Below is the build.sbt file

scalaVersion := "2.11.8"

val sparkVersion = "2.2.0"

libraryDependencies ++= Seq(
  "org.apache.spark" %% "spark-core" % sparkVersion,
  "org.apache.spark" %% "spark-sql" % sparkVersion,
  "com.databricks" %% "spark-csv" % "1.5.0",

)
libraryDependencies += "com.microsoft.azure" % "azure-cosmosdb-spark_2.2.0_2.11" % "1.1.1" % "provided" exclude("org.apache.spark", "spark-core_2.10")

Added cosmosDB dependency to the build.sbt file.

I am new to Spark and Scala. please let me know what all steps to be followed to get connected with cosmos DB from intelliJ with spark and scala?

Build is successful but I am getting below error while running the code.

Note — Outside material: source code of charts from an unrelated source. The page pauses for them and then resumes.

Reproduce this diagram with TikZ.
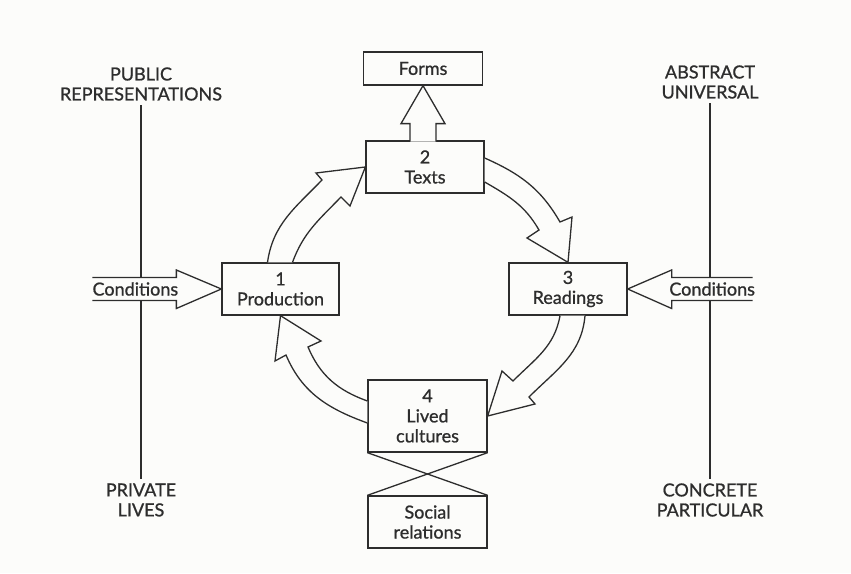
\documentclass[tikz,border=0pt]{standalone}
\usepackage{fontspec}
\setsansfont{Lato}[FakeBold=0.9]
\usetikzlibrary{calc}
\definecolor{paper}{RGB}{252,252,250}
\definecolor{ink}{RGB}{45,45,45}

\begin{document}
\begin{tikzpicture}[x=1pt, y=1pt, font=\sffamily\fontsize{18}{20}\selectfont, line width=1.3pt, draw=ink, text=ink]
	\tikzstyle{boxStyle}=[draw, fill=paper, align=center, inner sep=2pt]
	\tikzstyle{poleStyle}=[align=center, inner sep=4pt]
	\tikzstyle{blockArrow}=[draw, fill=paper, line join=miter]
	\fill[paper] (0,0) rectangle (851,573);
	\useasboundingbox (0,0) rectangle (851,573);
	% the two axes
	\node[poleStyle] (pub) at (141,489) {PUBLIC\\REPRESENTATIONS};
	\node[poleStyle] (priv) at (141,73) {PRIVATE\\LIVES};
	\node[poleStyle] (abs) at (710,491) {ABSTRACT\\UNIVERSAL};
	\node[poleStyle] (conc) at (710,73) {CONCRETE\\PARTICULAR};
	\draw (pub) -- (priv);
	\draw (abs) -- (conc);
	% the moments of the circuit
	\node[boxStyle, minimum width=119pt, minimum height=33pt] (forms) at (423,504.5) {Forms};
	\node[boxStyle, minimum width=118pt, minimum height=52pt] (texts) at (425,406) {2\\Texts};
	\node[boxStyle, minimum width=117pt, minimum height=52pt] (prod) at (280.5,284) {1\\Production};
	\node[boxStyle, minimum width=118pt, minimum height=52pt] (read) at (568,284) {3\\Readings};
	\node[boxStyle, minimum width=119pt, minimum height=72pt] (lived) at (427.5,157) {4\\Lived\\cultures};
	\node[boxStyle, minimum width=119pt, minimum height=52pt] (social) at (427.5,51) {Social\\relations};
	% conditions coming in from both sides
	\draw[blockArrow] ($(prod.west)+(-129,11.5)$) -- ++(84,0) -- ++(0,7.5) -- (prod.west) -- ++(-45,-19.5) -- ++(0,8) -- ++(-84,0);
	\draw[blockArrow] ($(read.east)+(125,11.5)$) -- ++(-81,0) -- ++(0,7.5) -- (read.east) -- ++(44,-19.5) -- ++(0,8) -- ++(81,0);
	\node[inner sep=0pt] (condL) at ($(prod.west)+(-86,0)$) {Conditions};
	\node[inner sep=0pt] (condR) at ($(read.east)+(84.5,0)$) {Conditions};
	% texts up to forms
	\draw[blockArrow] ($(forms.south)+(-13,-56)$) -- ++(0,18) -- ++(-9,0) -- (forms.south) -- ++(22,-38) -- ++(-9,0) -- ++(0,-18);
	% the circuit
	\draw[blockArrow] ($(prod.north)+(-13,0)$) to[out=82,in=226] (322,393) -- (316,400) -- (texts.west) -- (350,367) -- (341,376) to[out=226,in=70] ($(prod.north)+(12,0)$);
	\draw[blockArrow] ($(texts.east)+(0,9)$) to[out=-24,in=120] (560,351) -- (572,356) -- (read.north) -- (527,335) -- (539,343) to[out=120,in=-30] ($(texts.east)+(0,-15)$);
	\draw[blockArrow] ($(read.south)+(17,0)$) to[out=-95,in=45] (529,176) -- (535,169) -- (lived.east) -- (502,202) -- (513,192) to[out=45,in=-100] ($(read.south)+(-8,0)$);
	\draw[blockArrow] ($(lived.west)+(0,-7)$) to[out=160,in=-67] (286,218) -- (275,212) -- (prod.south) -- (321,232) -- (308,226) to[out=-67,in=160] ($(lived.west)+(0,15)$);
	% lived cultures and social relations
	\draw (lived.south west) -- (social.north east);
	\draw (lived.south east) -- (social.north west);
\end{tikzpicture}
\end{document}
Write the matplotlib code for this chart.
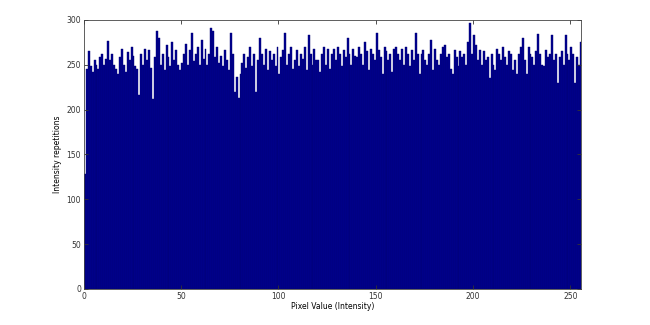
import matplotlib as mpl
mpl.use('Agg')
from matplotlib import pyplot as plt
import numpy as np

# histogram counts for pixel values 0..255
counts = [
    128, 245, 265, 248, 242, 255, 250, 245, 258, 262, 250, 256, 276, 255, 262, 250,
    245, 240, 258, 268, 250, 242, 264, 255, 270, 260, 248, 245, 216, 262, 250, 268,
    255, 266, 246, 212, 258, 287, 280, 250, 262, 244, 272, 258, 248, 275, 255, 266,
    250, 244, 252, 262, 273, 250, 266, 285, 254, 262, 270, 250, 278, 256, 268, 250,
    262, 291, 288, 258, 270, 252, 260, 248, 266, 255, 244, 285, 262, 220, 236, 213,
    240, 252, 262, 246, 258, 270, 248, 262, 220, 255, 280, 262, 250, 268, 244, 265,
    255, 262, 248, 270, 240, 258, 266, 285, 250, 262, 270, 245, 255, 266, 248, 262,
    256, 270, 244, 283, 262, 250, 268, 255, 255, 242, 262, 270, 250, 268, 245, 262,
    268, 255, 270, 262, 248, 266, 258, 280, 262, 250, 268, 260, 258, 270, 262, 250,
    275, 265, 244, 268, 262, 255, 285, 266, 258, 240, 270, 265, 255, 262, 242, 268,
    270, 262, 255, 268, 250, 270, 262, 248, 266, 255, 285, 262, 240, 262, 266, 255,
    250, 262, 278, 244, 268, 255, 250, 262, 270, 272, 258, 262, 245, 240, 266, 258,
    248, 265, 258, 262, 250, 275, 297, 262, 283, 272, 255, 266, 250, 265, 255, 258,
    235, 262, 250, 244, 268, 262, 255, 270, 258, 250, 265, 262, 244, 255, 240, 262,
    270, 280, 255, 240, 270, 262, 258, 250, 265, 284, 262, 250, 248, 266, 258, 262,
    283, 255, 262, 230, 258, 265, 250, 283, 262, 255, 270, 262, 230, 258, 250, 275,
]
pixel_values = np.arange(len(counts))
xticks = [0, 50, 100, 150, 200, 250]
yticks = [0, 50, 100, 150, 200, 250, 300]

fig = plt.figure(figsize=(6.5, 3.25), dpi=100)
ax = fig.add_axes([0.129, 0.111, 0.765, 0.828])

ax.bar(pixel_values, counts, width=1.0, align='edge',
       color='#00008F', edgecolor='#000070', linewidth=0.3)

ax.set_xlim(0, 255.5)
ax.set_ylim(0, 300)
ax.set_xticks(xticks)
ax.set_yticks(yticks)

ax.tick_params(direction='in', top=True, right=True, labelsize=5.5,
               length=3, width=0.6, colors='#333333', pad=2)
for s in ax.spines.values():
    s.set_linewidth(0.6)
    s.set_color('#444444')

ax.set_xlabel('Pixel Value (Intensity)', fontsize=5.5, labelpad=1)
ax.set_ylabel('Intensity repetitions', fontsize=5.5, labelpad=3)

plt.savefig('out.png', dpi=100)
plt.close()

19/07/10 16:32:41 INFO DocumentClient: Initializing DocumentClient with serviceEndpoint [https://cosms.documents.azure.com/], ConnectionPolicy [ConnectionPolicy [requestTimeout=60, mediaRequestTimeout=300, connectionMode=Gateway, mediaReadMode=Buffered, maxPoolSize=400, idleConnectionTimeout=60, userAgentSuffix= SparkConnector/2.2.0_2.11-1.1.1, retryOptions=com.microsoft.azure.documentdb.RetryOptions@1ef5cde4, enableEndpointDiscovery=true, preferredLocations=[Japan East]]], ConsistencyLevel [Session]
19/07/10 16:33:03 WARN DocumentClient: Failed to retrieve database account information. org.apache.http.conn.HttpHostConnectException: Connect to cosms.documents.azure.com:443 [cosms.documents.azure.com/13.78.51.35] failed: Connection timed out: connect
......
Exception in thread "main" java.lang.IllegalStateException: Http client execution failed.
    at com.microsoft.azure.documentdb.internal.GatewayProxy.performGetRequest(GatewayProxy.java:244)
    at com.microsoft.azure.documentdb.internal.GatewayProxy.doRead(GatewayProxy.java:93)

If I am connecting out of my office network this is working, but when I my machine is connected with office network i am getting above error. I have tried with configuring proxy settings in below shown page. Settings>>> Proxy settings.

If i try the same end point in chrome i am getting below error.

 {"code":"Unauthorized","message":"Required Header authorization is missing. Ensure a valid Authorization token is passed.\r\nActivityId: 54999e41-179e-4877-b8bf-f2c2a33280fd, Microsoft.Azure.Documents.Common/2.5.1"}

how to resolve this? how to bypass proxy from office network?